▶ **SUPPLIED DATA**
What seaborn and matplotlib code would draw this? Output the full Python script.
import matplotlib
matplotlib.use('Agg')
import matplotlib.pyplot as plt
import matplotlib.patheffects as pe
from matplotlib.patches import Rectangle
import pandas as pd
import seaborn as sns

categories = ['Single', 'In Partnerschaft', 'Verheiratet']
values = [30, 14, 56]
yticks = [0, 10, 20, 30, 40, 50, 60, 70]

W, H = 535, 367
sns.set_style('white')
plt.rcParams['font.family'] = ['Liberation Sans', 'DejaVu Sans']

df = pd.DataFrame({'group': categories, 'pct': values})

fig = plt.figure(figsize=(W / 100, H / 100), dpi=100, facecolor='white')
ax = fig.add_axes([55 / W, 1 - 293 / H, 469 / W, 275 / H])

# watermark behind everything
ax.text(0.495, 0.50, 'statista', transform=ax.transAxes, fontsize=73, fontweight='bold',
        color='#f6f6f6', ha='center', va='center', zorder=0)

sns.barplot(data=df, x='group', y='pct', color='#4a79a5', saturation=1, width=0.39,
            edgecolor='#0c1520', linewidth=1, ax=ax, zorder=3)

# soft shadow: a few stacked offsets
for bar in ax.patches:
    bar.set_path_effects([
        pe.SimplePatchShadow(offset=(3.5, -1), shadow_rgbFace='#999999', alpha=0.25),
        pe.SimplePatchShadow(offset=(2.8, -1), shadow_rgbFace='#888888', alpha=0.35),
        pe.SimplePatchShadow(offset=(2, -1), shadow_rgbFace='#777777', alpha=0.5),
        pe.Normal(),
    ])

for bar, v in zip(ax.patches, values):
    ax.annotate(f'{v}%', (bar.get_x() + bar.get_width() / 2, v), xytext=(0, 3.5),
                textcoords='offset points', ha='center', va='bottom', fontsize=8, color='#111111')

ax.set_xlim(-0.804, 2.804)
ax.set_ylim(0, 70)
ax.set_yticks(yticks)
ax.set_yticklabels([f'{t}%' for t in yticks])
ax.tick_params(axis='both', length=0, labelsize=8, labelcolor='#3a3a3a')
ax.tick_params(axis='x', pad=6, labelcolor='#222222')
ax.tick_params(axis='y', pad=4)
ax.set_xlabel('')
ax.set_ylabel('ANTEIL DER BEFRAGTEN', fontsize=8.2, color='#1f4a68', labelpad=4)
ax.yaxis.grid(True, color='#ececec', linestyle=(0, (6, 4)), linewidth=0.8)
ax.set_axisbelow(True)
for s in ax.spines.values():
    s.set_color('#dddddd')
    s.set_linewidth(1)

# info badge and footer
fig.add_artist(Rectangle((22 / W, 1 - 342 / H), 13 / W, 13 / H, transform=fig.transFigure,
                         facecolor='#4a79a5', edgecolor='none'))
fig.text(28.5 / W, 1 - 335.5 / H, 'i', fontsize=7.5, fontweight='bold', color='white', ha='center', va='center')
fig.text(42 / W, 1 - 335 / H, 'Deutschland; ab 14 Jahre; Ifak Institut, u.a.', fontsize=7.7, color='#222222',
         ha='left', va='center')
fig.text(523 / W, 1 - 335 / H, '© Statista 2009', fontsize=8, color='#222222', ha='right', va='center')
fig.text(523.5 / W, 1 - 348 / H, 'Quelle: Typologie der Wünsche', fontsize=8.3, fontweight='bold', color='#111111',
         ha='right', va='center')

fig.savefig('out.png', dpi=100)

▶ **WORK INSTRUCTIONS**
Your task is to repeat the data exactly, with nothing left out.

▶ **RESPONSE**
What seaborn and matplotlib code would draw this? Output the full Python script.
import matplotlib
matplotlib.use('Agg')
import matplotlib.pyplot as plt
import matplotlib.patheffects as pe
from matplotlib.patches import Rectangle
import pandas as pd
import seaborn as sns

categories = ['Single', 'In Partnerschaft', 'Verheiratet']
values = [30, 14, 56]
yticks = [0, 10, 20, 30, 40, 50, 60, 70]

W, H = 535, 367
sns.set_style('white')
plt.rcParams['font.family'] = ['Liberation Sans', 'DejaVu Sans']

df = pd.DataFrame({'group': categories, 'pct': values})

fig = plt.figure(figsize=(W / 100, H / 100), dpi=100, facecolor='white')
ax = fig.add_axes([55 / W, 1 - 293 / H, 469 / W, 275 / H])

# watermark behind everything
ax.text(0.495, 0.50, 'statista', transform=ax.transAxes, fontsize=73, fontweight='bold',
        color='#f6f6f6', ha='center', va='center', zorder=0)

sns.barplot(data=df, x='group', y='pct', color='#4a79a5', saturation=1, width=0.39,
            edgecolor='#0c1520', linewidth=1, ax=ax, zorder=3)

# soft shadow: a few stacked offsets
for bar in ax.patches:
    bar.set_path_effects([
        pe.SimplePatchShadow(offset=(3.5, -1), shadow_rgbFace='#999999', alpha=0.25),
        pe.SimplePatchShadow(offset=(2.8, -1), shadow_rgbFace='#888888', alpha=0.35),
        pe.SimplePatchShadow(offset=(2, -1), shadow_rgbFace='#777777', alpha=0.5),
        pe.Normal(),
    ])

for bar, v in zip(ax.patches, values):
    ax.annotate(f'{v}%', (bar.get_x() + bar.get_width() / 2, v), xytext=(0, 3.5),
                textcoords='offset points', ha='center', va='bottom', fontsize=8, color='#111111')

ax.set_xlim(-0.804, 2.804)
ax.set_ylim(0, 70)
ax.set_yticks(yticks)
ax.set_yticklabels([f'{t}%' for t in yticks])
ax.tick_params(axis='both', length=0, labelsize=8, labelcolor='#3a3a3a')
ax.tick_params(axis='x', pad=6, labelcolor='#222222')
ax.tick_params(axis='y', pad=4)
ax.set_xlabel('')
ax.set_ylabel('ANTEIL DER BEFRAGTEN', fontsize=8.2, color='#1f4a68', labelpad=4)
ax.yaxis.grid(True, color='#ececec', linestyle=(0, (6, 4)), linewidth=0.8)
ax.set_axisbelow(True)
for s in ax.spines.values():
    s.set_color('#dddddd')
    s.set_linewidth(1)

# info badge and footer
fig.add_artist(Rectangle((22 / W, 1 - 342 / H), 13 / W, 13 / H, transform=fig.transFigure,
                         facecolor='#4a79a5', edgecolor='none'))
fig.text(28.5 / W, 1 - 335.5 / H, 'i', fontsize=7.5, fontweight='bold', color='white', ha='center', va='center')
fig.text(42 / W, 1 - 335 / H, 'Deutschland; ab 14 Jahre; Ifak Institut, u.a.', fontsize=7.7, color='#222222',
         ha='left', va='center')
fig.text(523 / W, 1 - 335 / H, '© Statista 2009', fontsize=8, color='#222222', ha='right', va='center')
fig.text(523.5 / W, 1 - 348 / H, 'Quelle: Typologie der Wünsche', fontsize=8.3, fontweight='bold', color='#111111',
         ha='right', va='center')

fig.savefig('out.png', dpi=100)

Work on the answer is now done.